Ce week-end se tiennent des réunions de crise au Credit Suisse, mais aussi chez les régulateurs du secteur bancaire suisse et même au Conseil fédéral, selon les titres du groupe CH Media : « Ce qui sera décisif c’est ce que va faire le conseil d’administration d’UBS. Va t-il reprendre des morceaux du Credit Suisse ? »

Vendredi soir, le Financial Times affirmait, plusieurs sources anonymes à l’appui, qu’UBS, le numéro un du secteur en Suisse, était en pourparlers pour le rachat total ou partiel de son rival, avec la bénédiction expresse des autorités de régulation helvétiques.

La banque centrale suisse (BNS) « souhaite une solution simple avant que les marchés n’ouvrent lundi », assure le quotidien des affaires, ajoutant qu’il n’est pas certain qu’un accord puisse être trouvé.

Ni Credit Suisse, ni la BNS n’ont souhaité commenter auprès de l’AFP. UBS et le gendarme des marchés financiers suisses (Finma) n’avaient pas répondu aux sollicitations dans l’immédiat.

Credit Suisse n’est pas cher. Après une semaine noire en Bourse qui a forcé la banque centrale à prêter 50 milliards de francs suisses (50,4 milliards d’euros) pour redonner de l’oxygène à l’établissement zurichois et rassurer les marchés, il ne valait en bourse qu’à peine plus de 8 milliards de francs suisses (8,1 milliards d’euros) à la clôture vendredi soir.

Mais une acquisition de cette taille est d’une complexité redoutable, qui plus est dans l’urgence.

Et les deux régulateurs ont eu beau affirmer au plus fort de la tempête que « le Credit Suisse satisfait aux exigences en matière de capital et de liquidités imposées aux banques d’importance systémique », la méfiance reste de mise.

Rachat mais de quoi ?

Credit Suisse vient de connaître deux années marquées par plusieurs scandales, qui ont révélé de l’aveu même de la direction « des faiblesses substantielles » dans son « contrôle interne ». La Finma lui avait reproché d’avoir « gravement manqué à ses obligations prudentielles » dans la faillite de la société financière Greensill, qui a marqué le début de ses déboires.

En 2022, la banque a essuyé une perte nette de 7,3 milliards de francs suisses, sur fond de retraits massifs d’argent de la part de ses clients. Elle s’attend encore à une perte avant impôts « substantielle » cette année.

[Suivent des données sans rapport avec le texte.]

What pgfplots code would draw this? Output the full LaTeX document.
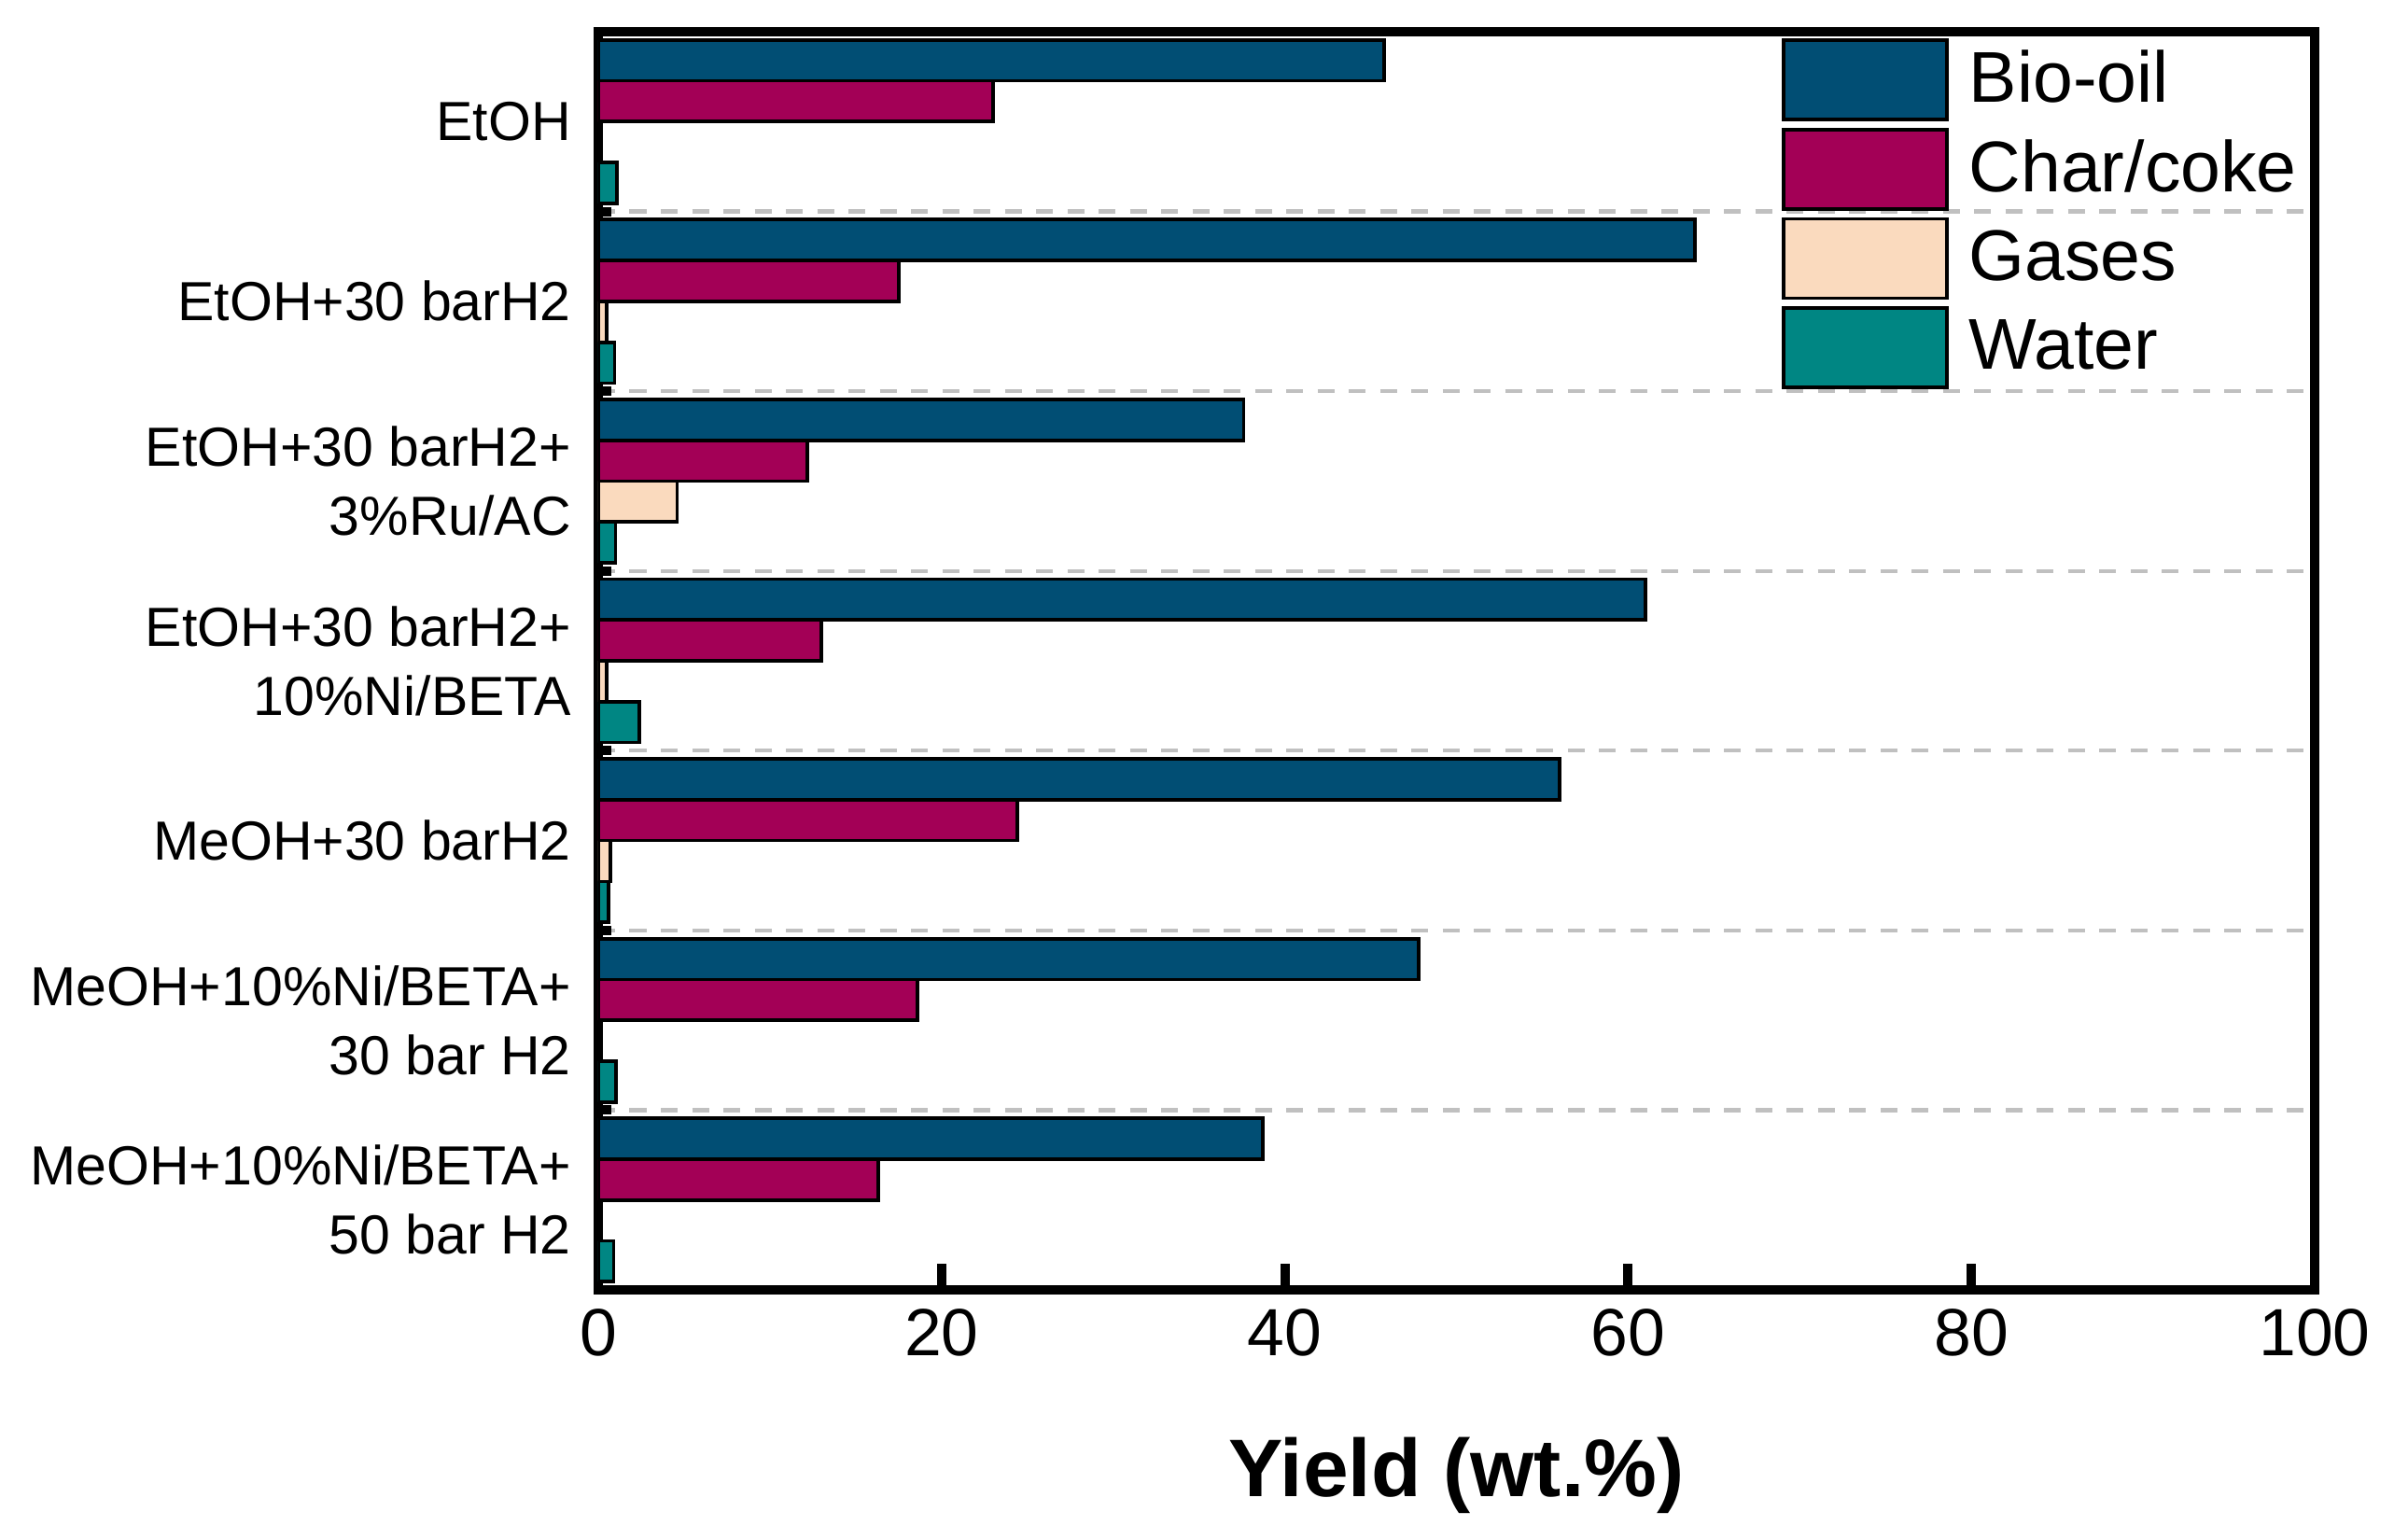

« C’est une banque qui semble ne jamais pouvoir remettre sa maison en ordre », avait commenté Chris Beauchamp, analyste chez IG, dans une note de marché cette semaine.

Et il n’est pas sûr qu’UBS, qui a passé plusieurs années à se redresser après le choc de la crise financière de 2008, veuille se lancer dans une nouvelle restructuration maintenant qu’elle commence à récolter les fruits de ses efforts.

Un des obstacles tient au poids que ce rapprochement conférerait à la banque qui en émergerait, une des options, selon certains analystes, étant d’introduire séparément en bourse la branche helvétique de Credit Suisse, qui regroupe la banque de détail et les crédits aux PME. Cela permettrait aussi d’éviter des licenciements massifs en Suisse à cause des doublons inévitables.

La Commission de la concurrence pourrait également sourciller, estime un ancien patron de la Finma, Eugene Haltiner, dans une interview au groupe CH Media. « La Comco verrait sans aucun doute d’importants obstacles parce que les deux établissements ont une position dominante sur le marché », a-t-il expliqué.

Seules la gestion de fonds et celle de fortune pourraient alors être cédées à UBS ou un autre prétendant, indique le FT.

Plus vite, plus fort

Fin octobre, Credit Suisse avait dévoilé un vaste plan de restructuration comprenant la suppression de 9.000 postes d’ici 2025, soit plus de 17% de ses effectifs.

La banque, qui employait 52.000 personnes fin octobre, entend se recentrer sur ses activités les plus stables et transformer radicalement sa banque d’affaires.

Une grande partie des activités de la banque d’investissement, qui a essuyé de lourdes pertes, doivent être regroupées sous la marque First Boston (du nom d’une banque d’affaires américaine que Credit Suisse avait absorbé en 1990) puis progressivement externalisées.

Mais selon les analystes de Morningstar, sa restructuration est « trop complexe » et ne va « pas assez loin » pour rassurer bailleurs de fonds, clients et actionnaires. Ils suggèrent notamment que Credit Suisse vende son activité de courtage.

Les analystes de la banque américaine J.P. Morgan envisagent une option plus radicale : que Credit Suisse ferme « complétement » son activité de banque d’investissement.